Take the lines of the data below from the very first through the line containing "msd_red_y = [32.6, 27.8, 32.0, 35.0, 38.6, 44.1, 46.2]" and output them exactly, pictures excluded.

▶ [DATASET EXTRACT]:
:::::

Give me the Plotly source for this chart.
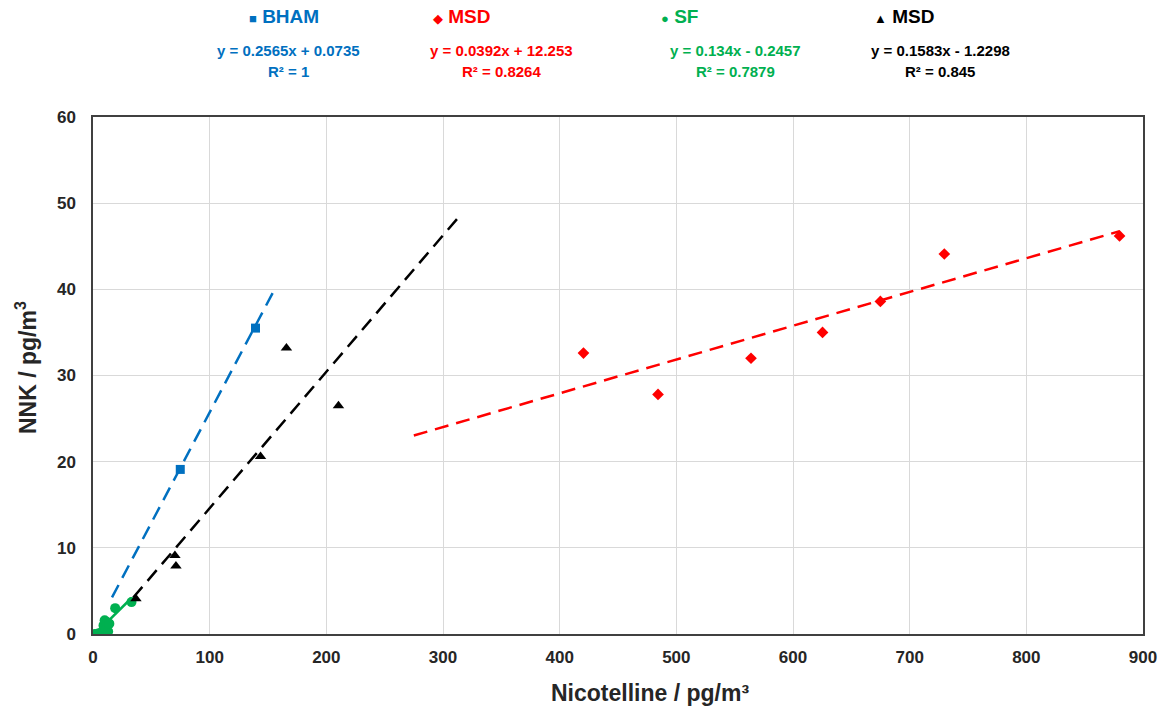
import plotly.graph_objects as go
import numpy as np

# ---- data ----
bham_x = [74.8, 139.3]
bham_y = [19.1, 35.5]

msd_red_x = [420.4, 484.3, 564.0, 625.3, 674.9, 729.7, 879.9]
msd_red_y = [32.6, 27.8, 32.0, 35.0, 38.6, 44.1, 46.2]

sf_x = [1.5, 5.0, 8.0, 9.0, 10.0, 11.0, 12.0, 13.0, 14.0, 19.0, 33.0]
sf_y = [0.0, 0.1, 0.3, 1.0, 1.6, 0.5, 1.4, 0.3, 1.2, 3.0, 3.7]

msd_blk_x = [36.8, 70.2, 71.1, 143.6, 165.8, 210.4]
msd_blk_y = [4.1, 9.1, 7.9, 20.6, 33.2, 26.5]

# trendline coefficients (slope, intercept) and x extents
trend_names = ["BHAM", "MSD red", "SF", "MSD black"]
trend_slope = [0.2565, 0.0392, 0.134, 0.1583]
trend_icpt = [0.0735, 12.253, -0.2457, -1.2298]
trend_xmin = [16.3, 275.0, 1.5, 34.5]
trend_xmax = [157.0, 880.0, 33.0, 312.8]

eq_line1 = ["y = 0.2565x + 0.0735", "y = 0.0392x + 12.253",
            "y = 0.134x - 0.2457", "y = 0.1583x - 1.2298"]
eq_line2 = ["R² = 1", "R² = 0.8264", "R² = 0.7879", "R² = 0.845"]
leg_names = ["BHAM", "MSD", "SF", "MSD"]
leg_symbols = ["■", "◆", "●", "▲"]

x_title = "Nicotelline / pg/m³"
y_title = "NNK / pg/m<sup>3</sup>"

colors = ["#0070C0", "#FF0000", "#00B050", "#000000"]
trend_dash = ["14px,8px", "14px,8px", "solid", "14px,8px"]

FONT = "Liberation Sans, Arial, sans-serif"
TXT = "#262626"

# plot area in pixels
L, R, T, B = 93, 1143, 117, 634


def px2paper(px, py):
    return (px - L) / (R - L), (B - py) / (B - T)


fig = go.Figure()

for i in range(4):
    xs = np.array([trend_xmin[i], trend_xmax[i]])
    ys = trend_slope[i] * xs + trend_icpt[i]
    fig.add_trace(go.Scatter(x=xs, y=ys, mode="lines",
                             line=dict(color=colors[i], width=2.5, dash=trend_dash[i]),
                             showlegend=False, hoverinfo="skip"))

fig.add_trace(go.Scatter(x=bham_x, y=bham_y, mode="markers",
                         marker=dict(symbol="square", size=9, color=colors[0]),
                         showlegend=False))
fig.add_trace(go.Scatter(x=msd_red_x, y=msd_red_y, mode="markers",
                         marker=dict(symbol="diamond", size=9, color=colors[1]),
                         showlegend=False))
fig.add_trace(go.Scatter(x=sf_x, y=sf_y, mode="markers",
                         marker=dict(symbol="circle", size=10, color=colors[2]),
                         showlegend=False))
fig.add_trace(go.Scatter(x=msd_blk_x, y=msd_blk_y, mode="markers",
                         marker=dict(symbol="triangle-up", size=10, color=colors[3]),
                         showlegend=False))

leg_x = [284, 462, 679, 904]
eq_x = [288, 501, 735, 940]
anns = []
for i in range(4):
    ax, ay = px2paper(leg_x[i], 17)
    anns.append(dict(
        x=ax, y=ay, xref="paper", yref="paper",
        xanchor="center", yanchor="middle", showarrow=False,
        text=f"<span style='font-size:13px'>{leg_symbols[i]}</span> <b>{leg_names[i]}</b>",
        font=dict(family=FONT, size=19, color=colors[i])))
    ax, ay = px2paper(eq_x[i], 50)
    anns.append(dict(
        x=ax, y=ay, xref="paper", yref="paper",
        xanchor="center", yanchor="middle", showarrow=False,
        text=f"<b>{eq_line1[i]}</b>",
        font=dict(family=FONT, size=15, color=colors[i])))
    ax, ay = px2paper(eq_x[i], 72)
    anns.append(dict(
        x=ax, y=ay, xref="paper", yref="paper",
        xanchor="center", yanchor="middle", showarrow=False,
        text=f"<b>{eq_line2[i]}</b>",
        font=dict(family=FONT, size=15, color=colors[i])))

# axis titles
ax, ay = px2paper(650, 693)
anns.append(dict(x=ax, y=ay, xref="paper", yref="paper",
                 xanchor="center", yanchor="middle", showarrow=False,
                 text=f"<b>{x_title}</b>",
                 font=dict(family=FONT, size=23, color=TXT)))
ax, ay = px2paper(26, 368)
anns.append(dict(x=ax, y=ay, xref="paper", yref="paper",
                 xanchor="center", yanchor="middle", showarrow=False,
                 textangle=-90,
                 text=f"<b>{y_title}</b>",
                 font=dict(family=FONT, size=23, color=TXT)))

fig.update_layout(
    width=1170, height=707,
    margin=dict(l=L, r=1170 - R, t=T, b=707 - B),
    paper_bgcolor="white", plot_bgcolor="white",
    font=dict(family=FONT, color=TXT),
    annotations=anns,
    xaxis=dict(range=[0, 900], dtick=100, tick0=0,
               showgrid=True, gridcolor="#D9D9D9", gridwidth=1,
               showline=True, linecolor="#404040", linewidth=1.5, mirror=True,
               zeroline=False, ticks="", ticklabelstandoff=7,
               tickfont=dict(family=FONT, size=17, color=TXT, weight="bold")),
    yaxis=dict(range=[0, 60], dtick=10, tick0=0,
               showgrid=True, gridcolor="#D9D9D9", gridwidth=1,
               showline=True, linecolor="#404040", linewidth=1.5, mirror=True,
               zeroline=False, ticks="", ticklabelstandoff=12,
               tickfont=dict(family=FONT, size=17, color=TXT, weight="bold")),
)

fig.write_html("out.html")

:::::

▶ [TASK ANSWER]:
Give me the Plotly source for this chart.
import plotly.graph_objects as go
import numpy as np

# ---- data ----
bham_x = [74.8, 139.3]
bham_y = [19.1, 35.5]

msd_red_x = [420.4, 484.3, 564.0, 625.3, 674.9, 729.7, 879.9]
msd_red_y = [32.6, 27.8, 32.0, 35.0, 38.6, 44.1, 46.2]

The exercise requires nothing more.